I am currently a Scholar with the Foundation for Law and International Affairs (FLIA), where I contribute to interdisciplinary conversations on knowledge, gender, inequality, and public institutions.
From 2022 to 2024, I held a Marie Skłodowska-Curie (MSCA) Postdoctoral Fellowship at the Institute for Advanced Studies in Vienna, where I led the project Understanding the Role of Diversity in European Research (URDER). This project examined how European research policy and funding institutions define and operationalize “diversity” and “excellence.” Drawing on in-depth interviews with European Research Council experts and policy analysis, I investigated how hierarchies of value are constructed and institutionalized in European academia.
In 2024–2025, I was a Visiting Scholar in the Department of Sociology at Columbia University and a member of the Trust Collaboratory.
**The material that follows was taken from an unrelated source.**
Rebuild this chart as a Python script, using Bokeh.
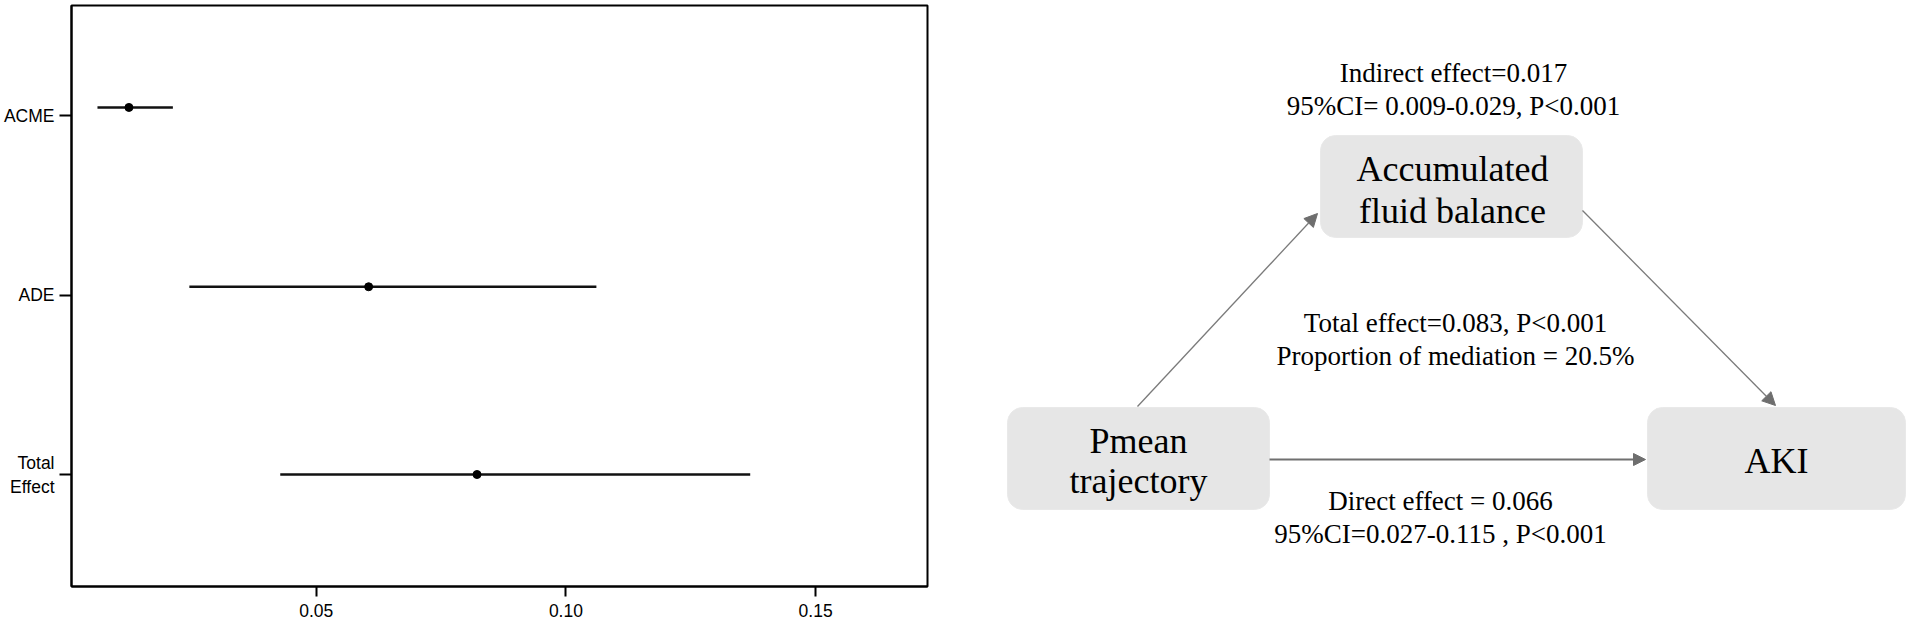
from bokeh.plotting import figure
from bokeh.layouts import row
from bokeh.models import (Range1d, FixedTicker, PrintfTickFormatter, ColumnDataSource,
                          Arrow, NormalHead)
from bokeh.core.properties import value
from bokeh.embed import file_html
from bokeh.resources import INLINE

# ---------------- data: mediation forest plot ----------------
effects = ["ACME", "ADE", "Total\nEffect"]
tick_pos = [3, 2, 1]
row_pos = [3.045, 2.046, 1.0]
estimate = [0.0125, 0.0605, 0.0822]
ci_lower = [0.0062, 0.0246, 0.0428]
ci_upper = [0.0213, 0.1061, 0.1369]
x_ticks = [0.05, 0.10, 0.15]

# ---------------- data: mediation diagram ----------------
node_labels = [["Accumulated", "fluid balance"], ["Pmean", "trajectory"], ["AKI"]]
annot_indirect = ["Indirect effect=0.017", "95%CI= 0.009-0.029, P<0.001"]
annot_total = ["Total effect=0.083, P<0.001", "Proportion of mediation = 20.5%"]
annot_direct = ["Direct effect = 0.066", "95%CI=0.027-0.115 , P<0.001"]

H = 626
W1 = 940
W2 = 968
TOP, BOTTOM = 5, 40
AX_FONT = "Liberation Sans"

# ---------------- left: forest plot ----------------
p1 = figure(width=W1, height=H, output_backend="svg", toolbar_location=None,
            x_range=Range1d(0.0010, 0.1724), y_range=Range1d(0.376, 3.613),
            min_border_left=69, min_border_right=W1 - 927, min_border_top=TOP,
            min_border_bottom=BOTTOM)
p1.xgrid.visible = False
p1.ygrid.visible = False
p1.background_fill_color = "white"
p1.border_fill_color = "white"
p1.outline_line_color = "black"
p1.outline_line_width = 2
p1.outline_line_alpha = 1

src = ColumnDataSource(dict(y=row_pos, est=estimate, lo=ci_lower, hi=ci_upper))
p1.segment(x0="lo", x1="hi", y0="y", y1="y", source=src, line_color="#111111",
           line_width=2.4)
p1.scatter(x="est", y="y", source=src, size=8, marker="circle",
           fill_color="black", line_color="black")

xa = p1.xaxis[0]
xa.ticker = FixedTicker(ticks=x_ticks)
xa.formatter = PrintfTickFormatter(format="%.2f")
xa.minor_tick_line_color = None
xa.major_tick_in = 0
xa.major_tick_out = 10
xa.major_tick_line_width = 2
xa.axis_line_width = 2
xa.major_label_standoff = 7
xa.major_label_text_font = AX_FONT
xa.major_label_text_font_size = "17.5px"
xa.major_label_text_color = "black"

ya = p1.yaxis[0]
ya.ticker = FixedTicker(ticks=tick_pos)
ya.major_label_overrides = {t: lab for t, lab in zip(tick_pos, effects)}
ya.minor_tick_line_color = None
ya.major_tick_in = 0
ya.major_tick_out = 12
ya.major_tick_line_width = 2
ya.axis_line_width = 2
ya.major_label_standoff = 5
ya.major_label_text_font = AX_FONT
ya.major_label_text_font_size = "17.5px"
ya.major_label_text_color = "black"
ya.major_label_text_align = "right"

# ---------------- right: diagram (frame aligned with the left plot) ----------------
p2 = figure(width=W2, height=H, output_backend="svg", toolbar_location=None,
            x_range=Range1d(W1, W1 + W2), y_range=Range1d(H - BOTTOM, TOP),
            x_axis_type=None, y_axis_type=None, min_border_left=0, min_border_right=0,
            min_border_top=TOP, min_border_bottom=BOTTOM)
p2.grid.visible = False
p2.outline_line_color = None
p2.background_fill_color = "white"
p2.border_fill_color = "white"

# node boxes (layout in diagram coordinates)
box_left = [1320, 1007, 1647]
box_right = [1582, 1269, 1905]
box_top = [135, 407, 407]
box_bottom = [237, 509, 509]
p2.quad(left=box_left, right=box_right, top=box_top, bottom=box_bottom,
        fill_color="#e6e6e6", line_color="#e9e9e9", border_radius=15)

# arrows
arr = ColumnDataSource(dict(xs=[1137, 1582], ys=[406, 210], xe=[1317, 1775], ye=[213, 405]))
p2.add_layout(Arrow(source=arr, x_start="xs", y_start="ys", x_end="xe", y_end="ye",
                    line_color="#7a7a7a", line_width=1.3,
                    end=NormalHead(size=13, fill_color="#6e6e6e", line_color="#6e6e6e",
                                   line_width=1)))
p2.add_layout(Arrow(x_start=1269, y_start=459, x_end=1645, y_end=459,
                    line_color="#707070", line_width=2.2,
                    end=NormalHead(size=12, fill_color="#6e6e6e", line_color="#6e6e6e",
                                   line_width=1)))

serif = value("Liberation Serif")
# node texts
node_x = [1452, 1452, 1138, 1138, 1776]
node_y = [168, 210, 440, 480, 460]
node_txt = node_labels[0] + node_labels[1] + node_labels[2]
p2.text(x=node_x, y=node_y, text=node_txt, text_font=serif, text_font_size="36px",
        text_align="center", text_baseline="middle", text_color="black")

# annotation texts
ann_x = [1453, 1453, 1455, 1455, 1440, 1440]
ann_y = [72, 105, 322, 355, 500, 533]
ann_txt = annot_indirect + annot_total + annot_direct
p2.text(x=ann_x, y=ann_y, text=ann_txt, text_font=serif, text_font_size="27px",
        text_align="center", text_baseline="middle", text_color="black")

layout = row(p1, p2, spacing=0)
open("out.html", "w").write(file_html(layout, INLINE))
I earned my Ph.D. in Sociology from Masaryk University in the Czech Republic, where my research focused on feminist sociology, postcolonial studies, gender, intimacy, and the body in Iran. During my doctoral training, I was also a Ph.D. fellow at the University of Vienna, the University of Graz, and the University of Toronto—experiences that broadened my transnational academic perspective. At Masaryk, I directed the Postcolonial Studies Working Group (2015–2021) and contributed to the Gender Match project.
Across these experiences, my scholarship investigates how social hierarchies are produced, contested, and reproduced in academic institutions, policy frameworks, public debates, and everyday knowledge practices.